I love mechanical Dura Ace, DI2 is ok, but much perfer the feel and servicablity of mechanical.
That being said it will be a long time, if ever, that I conver to this version.
I have 4 sets of wheels which I use to train and race on of which none will be compatable with the new system unless I replace the rear hub. Way more costly and problematical then just learning how to use the SRAM shift system
Its interesting that you would need a wider freehub and therefore new wheels as the current 10 speed Shimano wheels run a spacer with a 10spd cassette. Would have thought that you just run the 11 speed cassette without the spacer and hey presto.....
Most decent wheels have replaceable freehub bodies. I'm sure you'll be able to get 11-speed Shimano bodies on the open market for DT Swiss, Fulcrum, Mavic, Zipp etc soon.

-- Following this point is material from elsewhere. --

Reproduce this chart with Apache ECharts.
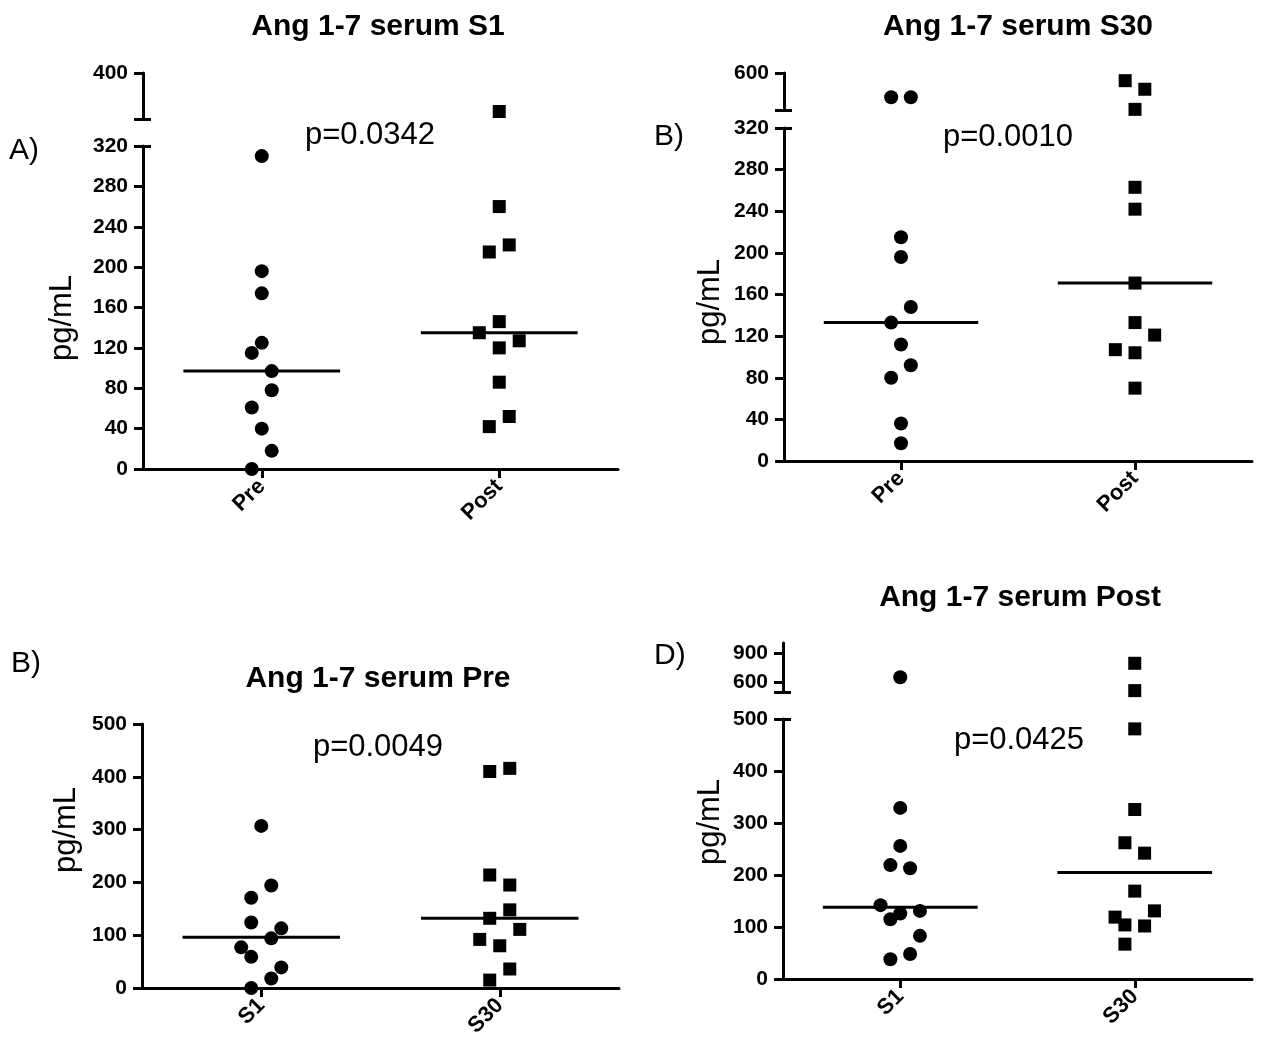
<!DOCTYPE html>
<html>
<head>
<meta charset="utf-8">
<script src="https://cdn.jsdelivr.net/npm/echarts@6/dist/echarts.min.js"></script>
<style>
  html, body { margin: 0; padding: 0; background: #fff; }
  #main { width: 1267px; height: 1041px; }
</style>
</head>
<body>
<div id="main"></div>
<script>
  // == A) Ang 1-7 serum S1 : Pre vs Post ==
  const s1Cats = ['Pre', 'Post'];
  const s1Pre = [310, 196, 174, 125, 115, 97, 78, 61, 40, 18, 0];
  const s1PreJit = [0, 0, 0, 0, -1, 1, 1, -1, 0, 1, -1];
  const s1Post = [333, 260, 222, 215, 146, 135, 127, 120, 86, 52, 42];
  const s1PostJit = [0, 0, 1, -1, 0, -2, 2, 0, 0, 1, -1];
  const s1Median = [97, 135];
  const s1Axis = [320, 40, 400]; // break value, lower step, top
  const s1UpLabels = [400];

  // == B) Ang 1-7 serum S30 : Pre vs Post ==
  const s30Cats = ['Pre', 'Post'];
  const s30Pre = [416, 416, 215, 196, 148, 133, 112, 92, 80, 36, 17];
  const s30PreJit = [-1, 1, 0, 0, 1, -1, 0, 1, -1, 0, 0];
  const s30Post = [542, 477, 325, 263, 242, 171, 133, 121, 107, 104, 70];
  const s30PostJit = [-1, 1, 0, 0, 0, 0, 0, 2, -2, 0, 0];
  const s30Median = [133, 171];
  const s30Axis = [320, 40, 600];
  const s30UpLabels = [600];

  // == B) Ang 1-7 serum Pre : S1 vs S30 ==
  const preCats = ['S1', 'S30'];
  const preS1 = [307, 194, 171, 124, 113, 94, 77, 59, 39, 18, 0];
  const preS1Jit = [0, 1, -1, -1, 2, 1, -2, -1, 2, 1, -1];
  const preS30 = [410, 416, 214, 195, 148, 132, 111, 92, 80, 36, 15];
  const preS30Jit = [-1, 1, -1, 1, 1, -1, 2, -2, 0, 1, -1];
  const preMedian = [96, 132];
  const preAxis = [500, 100, null];
  const preUpLabels = [];

  // == D) Ang 1-7 serum Post : S1 vs S30 ==
  const postCats = ['S1', 'S30'];
  const postS1 = [650, 329, 256, 219, 213, 142, 131, 126, 115, 83, 48, 38];
  const postS1Jit = [0, 0, 0, -1, 1, -2, 2, 0, -1, 2, 1, -1];
  const postS30 = [793, 514, 481, 326, 262, 242, 169, 131, 119, 104, 102, 67];
  const postS30Jit = [0, 0, 0, 0, -1, 1, 0, 2, -2, -1, 1, -1];
  const postMedian = [138, 205];
  const postAxis = [500, 100, 1000];
  const postUpLabels = [600, 900];

  const FONT = '"Liberation Sans", Arial, sans-serif';
  const black = '#000';
  const JIT = 0.042;  // x shift per jitter step (one category = 1)
  const HALF = 0.33;  // half width of the median bar
  const lineSt = { color: black, width: 3 };
  const tickFont = { color: black, fontFamily: FONT, fontWeight: 'bold', fontSize: 21 };

  const panels = [
    {
      title: 'Ang 1-7 serum S1', titleAt: [378, 12], letter: 'A)', letterAt: [9, 151],
      pval: 'p=0.0342', pAt: [370, 135], nameAt: [62, 318],
      cats: s1Cats, groups: [[s1Pre, s1PreJit], [s1Post, s1PostJit]], median: s1Median,
      axis: s1Axis, upLabels: s1UpLabels,
      low: { left: 143, top: 146, width: 475, height: 323 },
      up: { left: 143, top: 73, width: 475, height: 46 }
    },
    {
      title: 'Ang 1-7 serum S30', titleAt: [1018, 12], letter: 'B)', letterAt: [654, 137],
      pval: 'p=0.0010', pAt: [1008, 137], nameAt: [710, 302],
      cats: s30Cats, groups: [[s30Pre, s30PreJit], [s30Post, s30PostJit]], median: s30Median,
      axis: s30Axis, upLabels: s30UpLabels,
      low: { left: 784, top: 128, width: 468, height: 333 },
      up: { left: 784, top: 73, width: 468, height: 37 }
    },
    {
      title: 'Ang 1-7 serum Pre', titleAt: [378, 664], letter: 'B)', letterAt: [11, 664],
      pval: 'p=0.0049', pAt: [378, 747], nameAt: [66, 830],
      cats: preCats, groups: [[preS1, preS1Jit], [preS30, preS30Jit]], median: preMedian,
      axis: preAxis, upLabels: preUpLabels,
      low: { left: 142, top: 724, width: 477, height: 264 },
      up: null
    },
    {
      title: 'Ang 1-7 serum Post', titleAt: [1020, 583], letter: 'D)', letterAt: [654, 656],
      pval: 'p=0.0425', pAt: [1019, 740], nameAt: [710, 822],
      cats: postCats, groups: [[postS1, postS1Jit], [postS30, postS30Jit]], median: postMedian,
      axis: postAxis, upLabels: postUpLabels,
      low: { left: 783, top: 719, width: 469, height: 260 },
      up: { left: 783, top: 643, width: 469, height: 49 }
    }
  ];

  const option = {
    animation: false,
    backgroundColor: '#fff',
    title: [], grid: [], xAxis: [], yAxis: [], series: [], graphic: []
  };

  function addX(grid, cats) {
    option.xAxis.push({
      gridIndex: grid, type: 'value', min: 0, max: 2, show: !!cats,
      axisLine: { show: true, onZero: false, lineStyle: lineSt },
      axisTick: { show: true, length: 9, customValues: [0.5, 1.5], lineStyle: lineSt },
      axisLabel: {
        show: !!cats, customValues: [0.5, 1.5], rotate: 45, margin: 14,
        formatter: v => (cats ? cats[Math.round(v - 0.5)] : ''), ...tickFont, fontSize: 22
      },
      splitLine: { show: false }
    });
    return option.xAxis.length - 1;
  }

  function addY(grid, min, max, cfg) {
    option.yAxis.push({
      gridIndex: grid, type: 'value', position: 'left', offset: 0, min: min, max: max,
      interval: cfg.interval,
      axisLine: { show: cfg.line !== false, onZero: false, lineStyle: lineSt },
      axisTick: {
        show: true, inside: !!cfg.inside, length: cfg.inside ? 8 : 9,
        customValues: cfg.ticks, lineStyle: lineSt
      },
      axisLabel: { show: !cfg.inside, customValues: cfg.labels, margin: 15, ...tickFont },
      splitLine: { show: false }
    });
    return option.yAxis.length - 1;
  }

  panels.forEach(p => {
    const [brk, step, top] = p.axis;

    option.title.push({
      text: p.title, left: p.titleAt[0], top: p.titleAt[1], textAlign: 'center', padding: 0,
      textStyle: { fontFamily: FONT, fontWeight: 'bold', fontSize: 30, color: black }
    });

    // == 下段 ==
    const gl = option.grid.length;
    option.grid.push(p.low);
    const xl = addX(gl, p.cats);
    const yl = addY(gl, 0, brk, { interval: step });
    let xu, yu;
    if (p.up) {
      // cap on the inner side of the axis break
      addY(gl, 0, brk, { inside: true, line: false, ticks: [brk] });
      // == 上段 ==
      const gu = option.grid.length;
      option.grid.push(p.up);
      xu = addX(gu, null);
      yu = addY(gu, brk, top, { ticks: [brk].concat(p.upLabels), labels: p.upLabels });
      addY(gu, brk, top, { inside: true, line: false, ticks: [brk] });
    }

    p.groups.forEach(([vals, jit], gi) => {
      const c = gi + 0.5;
      const sym = gi === 0 ? 'circle' : 'rect';
      const size = gi === 0 ? 14 : 13;
      const low = [], high = [];
      vals.forEach((v, i) => (v <= brk ? low : high).push([c + jit[i] * JIT, v]));
      const dot = { color: black, opacity: 1 };
      option.series.push({
        type: 'scatter', xAxisIndex: xl, yAxisIndex: yl, data: low,
        symbol: sym, symbolSize: size, itemStyle: dot, clip: false, z: 3
      });
      if (high.length) {
        option.series.push({
          type: 'scatter', xAxisIndex: xu, yAxisIndex: yu, data: high,
          symbol: sym, symbolSize: size, itemStyle: dot, clip: false, z: 3
        });
      }
      option.series.push({
        type: 'line', xAxisIndex: xl, yAxisIndex: yl, symbol: 'none', silent: true,
        data: [[c - HALF, p.median[gi]], [c + HALF, p.median[gi]]],
        lineStyle: { color: black, width: 3, opacity: 1 }, z: 2
      });
    });

    option.graphic.push(
      {
        type: 'text', x: p.pAt[0], y: p.pAt[1],
        style: { text: p.pval, font: '31px ' + FONT, fill: black, textAlign: 'center', textVerticalAlign: 'middle' }
      },
      {
        type: 'text', x: p.letterAt[0], y: p.letterAt[1],
        style: { text: p.letter, font: '30px ' + FONT, fill: black, textAlign: 'left', textVerticalAlign: 'middle' }
      },
      {
        type: 'text', x: p.nameAt[0], y: p.nameAt[1], rotation: Math.PI / 2,
        style: { text: 'pg/mL', font: '31px ' + FONT, fill: black, textAlign: 'center', textVerticalAlign: 'middle' }
      }
    );
  });

  const myChart = echarts.init(document.getElementById('main'));
  myChart.setOption(option);
</script>
</body>
</html>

I personally probably wouldnt notice the difference between electronic and mechanical. I find my Ultegra gear shifts to be excellent, and its chalk and cheese compared to my flat bar which had Deore.
I just found the article to be an interesting read on the technological advancements in cycling today.
My concern with electronic is breakdown when travelling.
If I have a spill or similar with mechanical I can quickly source a 105 or similar derailure and fix it myself in around 30 minutes and less than $250.
If you break a Di2 deraluire you are up for around $800 and that is assuming that the shop has one in stock. Just recently the shop I work in was informed by Shimano Australia that the order time was 8 weeks for a replacement.